WRITTEN REQUEST » Pull every line with the word "this" out of the entries below.

>> BEGIN RAW DATA

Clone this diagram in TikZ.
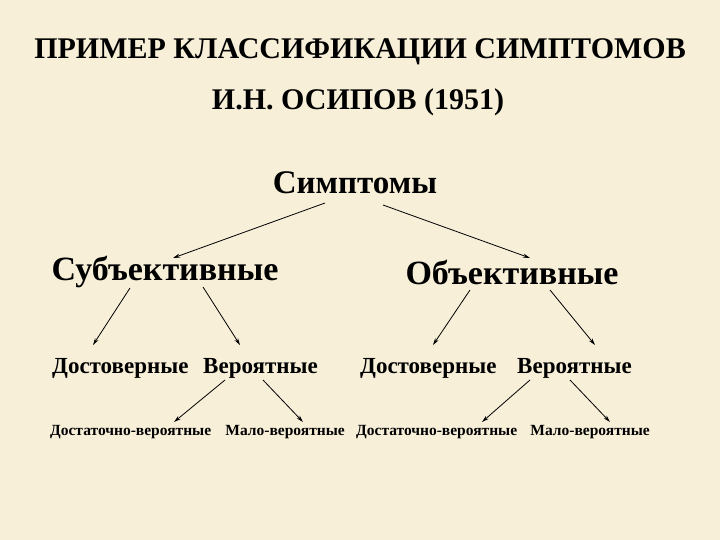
\documentclass[tikz,border=0pt]{standalone}
\usepackage{fontspec}
\setmainfont{Liberation Serif}[BoldFont={Liberation Serif Bold}]
\usetikzlibrary{arrows.meta}
\definecolor{bg}{HTML}{F7EFD8}
\begin{document}
\begin{tikzpicture}[x=1pt,y=-1pt,
  lbl/.style={inner sep=0pt},
  arr/.style={-{Stealth[length=7pt,width=4pt]},line width=0.8pt}]
\fill[bg] (0,0) rectangle (720,540);
\useasboundingbox (0,0) rectangle (720,540);
\node[lbl,font=\rmfamily\bfseries\fontsize{30}{33}\selectfont] (t1) at (360,52) {ПРИМЕР КЛАССИФИКАЦИИ СИМПТОМОВ};
\node[lbl,font=\rmfamily\bfseries\fontsize{30}{33}\selectfont] (t2) at (358,102) {И.Н. ОСИПОВ (1951)};
\node[lbl,font=\rmfamily\bfseries\fontsize{33}{36}\selectfont] (s) at (355,183) {Симптомы};
\node[lbl,font=\rmfamily\bfseries\fontsize{34}{37}\selectfont] (sub) at (165,272) {Субъективные};
\node[lbl,font=\rmfamily\bfseries\fontsize{34}{37}\selectfont] (ob) at (512,272) {Объективные};
\node[lbl,font=\rmfamily\bfseries\fontsize{23}{26}\selectfont,anchor=west] (d1) at (52,368) {Достоверные};
\node[lbl,font=\rmfamily\bfseries\fontsize{23}{26}\selectfont,anchor=east] (v1) at (318,368) {Вероятные};
\node[lbl,font=\rmfamily\bfseries\fontsize{23}{26}\selectfont,anchor=west] (d2) at (360,368) {Достоверные};
\node[lbl,font=\rmfamily\bfseries\fontsize{23}{26}\selectfont,anchor=east] (v2) at (632,368) {Вероятные};
\node[lbl,font=\rmfamily\bfseries\fontsize{15.5}{18}\selectfont,anchor=west] (dv1) at (50,432) {Достаточно-вероятные};
\node[lbl,font=\rmfamily\bfseries\fontsize{15.5}{18}\selectfont,anchor=east] (mv1) at (345,432) {Мало-вероятные};
\node[lbl,font=\rmfamily\bfseries\fontsize{15.5}{18}\selectfont,anchor=west] (dv2) at (356,432) {Достаточно-вероятные};
\node[lbl,font=\rmfamily\bfseries\fontsize{15.5}{18}\selectfont,anchor=east] (mv2) at (650,432) {Мало-вероятные};
\coordinate (a1) at (325,203); \coordinate (b1) at (173,258);
\coordinate (a2) at (383,205); \coordinate (b2) at (530,258);
\coordinate (a3) at (130,288); \coordinate (b3) at (93,345);
\coordinate (a4) at (203,287); \coordinate (b4) at (240,345);
\coordinate (a5) at (470,290); \coordinate (b5) at (433,345);
\coordinate (a6) at (550,290); \coordinate (b6) at (595,345);
\coordinate (a7) at (225,380); \coordinate (b7) at (174,422);
\coordinate (a8) at (263,380); \coordinate (b8) at (303,422);
\coordinate (a9) at (530,380); \coordinate (b9) at (482,422);
\coordinate (a10) at (570,380); \coordinate (b10) at (610,422);
\foreach \i in {1,...,10} \draw[arr] (a\i) -- (b\i);
\end{tikzpicture}
\end{document}
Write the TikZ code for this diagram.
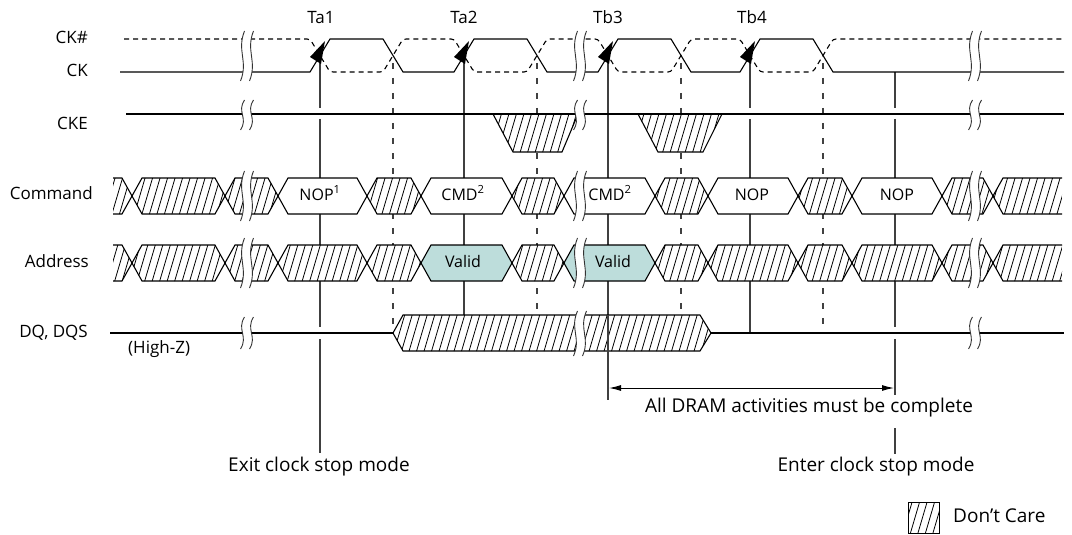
\documentclass[tikz,border=0pt]{standalone}
\usepackage{fontspec}
\setmainfont{Open Sans}
\usetikzlibrary{arrows.meta}
\definecolor{validfill}{RGB}{189,221,219}
% hexagon segment between crossing points #1 and #2, centre line #3
\newcommand\hexp[3]{(#1,#3) -- ({#1+10},{#3-18}) -- ({#2-10},{#3-18}) -- (#2,#3) -- ({#2-10},{#3+18}) -- ({#1+10},{#3+18}) -- cycle}
% open left end (113 .. 132)
\newcommand\hexl[1]{(113,{#1-18}) -- (122,{#1-18}) -- (132,#1) -- (122,{#1+18}) -- (113,{#1+18})}
% open right end (993 .. 1062)
\newcommand\hexr[1]{(1062,{#1-18}) -- (1003,{#1-18}) -- (993,#1) -- (1003,{#1+18}) -- (1062,{#1+18})}
% break mark: x, top, bottom
\newcommand\brkmark[3]{%
  \pgfmathsetmacro\brkA{#2+0.4*(#3-#2)}%
  \pgfmathsetmacro\brkB{#2+0.6*(#3-#2)}%
  \fill[white] ({#1-2.5},#2) .. controls ({#1-10.5},\brkA) and ({#1+1.5},\brkB) .. ({#1-6.5},#3)
     -- ({#1+2.5},#3) .. controls ({#1+10.5},\brkB) and ({#1-1.5},\brkA) .. ({#1+6.5},#2) -- cycle;
  \draw[wave] ({#1-2.5},#2) .. controls ({#1-10.5},\brkA) and ({#1+1.5},\brkB) .. ({#1-6.5},#3);
  \draw[wave] ({#1+6.5},#2) .. controls ({#1-1.5},\brkA) and ({#1+10.5},\brkB) .. ({#1+2.5},#3);
}
\newcommand\tarrow[1]{\fill[black] ({#1+5},41) -- ({#1-10},57) -- ({#1+1},64) -- cycle;}
\begin{document}
\begin{tikzpicture}[x=1pt,y=-1pt,
  sig/.style={line width=1.1pt, line join=miter},
  ckn/.style={line width=1.1pt, dash pattern=on 5pt off 4pt, rounded corners=3pt},
  tline/.style={line width=1.3pt, black!75},
  dline/.style={line width=1.2pt, black!75, dash pattern=on 6pt off 9pt},
  hatchline/.style={line width=0.8pt},
  lbl/.style={font=\fontsize{17}{20}\selectfont, inner sep=0pt, text=black},
  boxlbl/.style={font=\fontsize{16}{19}\selectfont, inner sep=0pt, text=black},
  bigl/.style={font=\fontsize{19}{22}\selectfont, inner sep=0pt, text=black},
  wave/.style={line width=0.9pt, black!80}]
\useasboundingbox (0,0) rectangle (1072,535);

% ---- signal names
\node[lbl, anchor=mid east] (lckn) at (88,40.5) {CK\#};
\node[lbl, anchor=mid east] (lck) at (88,73.5) {CK};
\node[lbl, anchor=mid east] (lcke) at (88,126.5) {CKE};
\node[lbl, anchor=mid east] (lcmd) at (93,197) {Command};
\node[lbl, anchor=mid east] (ladr) at (89,264.5) {Address};
\node[lbl, anchor=mid east] (ldq) at (88,334.5) {DQ, DQS};
\node[lbl, anchor=mid west] (lhz) at (128,351) {(High-Z)};

% ---- clock edge names
\node[lbl, anchor=mid] (ta1) at (321,20.5) {Ta1};
\node[lbl, anchor=mid] (ta2) at (464,20.5) {Ta2};
\node[lbl, anchor=mid] (tb3) at (608,20.5) {Tb3};
\node[lbl, anchor=mid] (tb4) at (752,20.5) {Tb4};

% ---- vertical reference lines
\draw[tline] (320,60) -- (320,108) (320,119) -- (320,327) (320,339) -- (320,453);
\draw[tline] (464,60) -- (464,315);
\draw[tline] (608,60) -- (608,315);
\draw[tline] (750,60) -- (750,108) (750,119) -- (750,333);
\draw[tline] (895,72) -- (895,108) (895,119) -- (895,327) (895,339) -- (895,395) (895,428) -- (895,454);
\draw[dline] (393,63) -- (393,333);
\draw[dline] (537,63) -- (537,315);
\draw[dline] (681,63) -- (681,315);
\draw[dline] (823,63) -- (823,333);

% ---- bus fills
\fill[white] \hexl{196} -- cycle \hexp{132}{225}{196} \hexp{225}{278}{196} \hexp{278}{367}{196}
  \hexp{367}{421}{196} \hexp{421}{512}{196} \hexp{512}{564}{196} \hexp{564}{655}{196}
  \hexp{655}{708}{196} \hexp{708}{798}{196} \hexp{798}{852}{196} \hexp{852}{942}{196}
  \hexp{942}{993}{196} \hexr{196} -- cycle;
\fill[white] \hexl{263} -- cycle \hexp{132}{225}{263} \hexp{225}{278}{263} \hexp{278}{367}{263}
  \hexp{367}{421}{263} \hexp{512}{564}{263}
  \hexp{655}{708}{263} \hexp{708}{798}{263} \hexp{798}{852}{263} \hexp{852}{942}{263}
  \hexp{942}{993}{263} \hexr{263} -- cycle;
\fill[validfill] \hexp{421}{512}{263} \hexp{564}{655}{263};
\fill[white] (393,333) -- (403,315) -- (700,315) -- (711,333) -- (700,351) -- (403,351) -- cycle;
\fill[white] (493,114) -- (578,114) -- (562,152) -- (513,152) -- cycle;
\fill[white] (638,114) -- (722,114) -- (703,152) -- (658,152) -- cycle;

% ---- hatching (don't care)
\begin{scope}
\clip \hexl{196} -- cycle \hexp{132}{225}{196} \hexp{225}{278}{196}
  \hexp{367}{421}{196} \hexp{512}{564}{196} \hexp{655}{708}{196} \hexp{798}{852}{196}
  \hexp{942}{993}{196} \hexr{196} -- cycle
  \hexl{263} -- cycle \hexp{132}{225}{263} \hexp{225}{278}{263} \hexp{278}{367}{263}
  \hexp{367}{421}{263} \hexp{512}{564}{263}
  \hexp{655}{708}{263} \hexp{708}{798}{263} \hexp{798}{852}{263} \hexp{852}{942}{263}
  \hexp{942}{993}{263} \hexr{263} -- cycle
  (393,333) -- (403,315) -- (700,315) -- (711,333) -- (700,351) -- (403,351) -- cycle
  (493,114) -- (578,114) -- (562,152) -- (513,152) -- cycle
  (638,114) -- (722,114) -- (703,152) -- (658,152) -- cycle
  (908,502) rectangle (939,533);
\foreach \s in {-170,-162.5,...,1080} \draw[hatchline] (\s,560) -- ++(165,-560);
\end{scope}

% ---- bus outlines
\draw[sig] \hexl{196} \hexp{132}{225}{196} \hexp{225}{278}{196} \hexp{278}{367}{196}
  \hexp{367}{421}{196} \hexp{421}{512}{196} \hexp{512}{564}{196} \hexp{564}{655}{196}
  \hexp{655}{708}{196} \hexp{708}{798}{196} \hexp{798}{852}{196} \hexp{852}{942}{196}
  \hexp{942}{993}{196} \hexr{196};
\draw[sig] \hexl{263} \hexp{132}{225}{263} \hexp{225}{278}{263} \hexp{278}{367}{263}
  \hexp{367}{421}{263} \hexp{421}{512}{263} \hexp{512}{564}{263} \hexp{564}{655}{263}
  \hexp{655}{708}{263} \hexp{708}{798}{263} \hexp{798}{852}{263} \hexp{852}{942}{263}
  \hexp{942}{993}{263} \hexr{263};
\draw[sig] (393,333) -- (403,315) -- (700,315) -- (711,333) -- (700,351) -- (403,351) -- cycle;
\draw[sig] (493,114) -- (513,152) -- (562,152) -- (578,114);
\draw[sig] (638,114) -- (658,152) -- (703,152) -- (722,114);
\draw[tline] (608,315) -- (608,400);

% ---- clocks, CKE, DQ
\draw[sig] (120,72) -- (310,72) -- (330,39) -- (383,39) -- (403,72) -- (454,72) -- (474,39)
  -- (527,39) -- (547,72) -- (598,72) -- (618,39) -- (671,39) -- (691,72) -- (740,72)
  -- (760,39) -- (813,39) -- (833,72) -- (1064,72);
\draw[ckn] (124,39) -- (310,39) -- (330,72) -- (383,72) -- (403,39) -- (454,39) -- (474,72)
  -- (527,72) -- (547,39) -- (598,39) -- (618,72) -- (671,72) -- (691,39) -- (740,39)
  -- (760,72) -- (813,72) -- (833,39) -- (1064,39);
\draw[sig] (126,114) -- (1064,114);
\draw[sig] (110,333) -- (393,333) (711,333) -- (1064,333);

% ---- clock-edge arrows
\tarrow{320}
\tarrow{464}
\tarrow{608}
\tarrow{750}

% ---- breaks
\foreach \bx in {247,580,975} {
  \brkmark{\bx}{31}{81}
  \brkmark{\bx}{100}{130}
  \brkmark{\bx}{171}{221}
  \brkmark{\bx}{238}{288}
}
\brkmark{247}{317}{349}
\brkmark{580}{311}{356}
\brkmark{975}{317}{349}

% ---- bus labels
\node[boxlbl, anchor=mid] (nop1) at (320,197.5) {NOP\textsuperscript{1}};
\node[boxlbl, anchor=mid] (cmd1) at (463,197.5) {CMD\textsuperscript{2}};
\node[boxlbl, anchor=mid] (cmd2) at (610,197.5) {CMD\textsuperscript{2}};
\node[boxlbl, anchor=mid] (nop2) at (752,197.5) {NOP};
\node[boxlbl, anchor=mid] (nop3) at (897,197.5) {NOP};
\node[boxlbl, anchor=mid] (val1) at (463,264.5) {Valid};
\node[boxlbl, anchor=mid] (val2) at (613,264.5) {Valid};

% ---- timing annotation
\coordinate (dimL) at (609,388);
\coordinate (dimR) at (894,388);
\draw[line width=1pt, {Latex[length=12pt,width=6pt]}-{Latex[length=12pt,width=6pt]}] (dimL) -- (dimR);
\node[bigl, anchor=mid] (alll) at (809,409.5) {All DRAM activities must be complete};
\node[bigl, anchor=mid] (exitl) at (319,468.5) {Exit clock stop mode};
\node[bigl, anchor=mid] (enterl) at (876,468.5) {Enter clock stop mode};

% ---- legend
\draw[line width=1pt] (908,502) rectangle (939,533);
\node[bigl, anchor=mid west] (dcl) at (953,520) {Don’t Care};
\end{tikzpicture}
\end{document}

>> END RAW DATA

SOLVED PROBLEM »
Clone this diagram in TikZ.
Write the TikZ code for this diagram.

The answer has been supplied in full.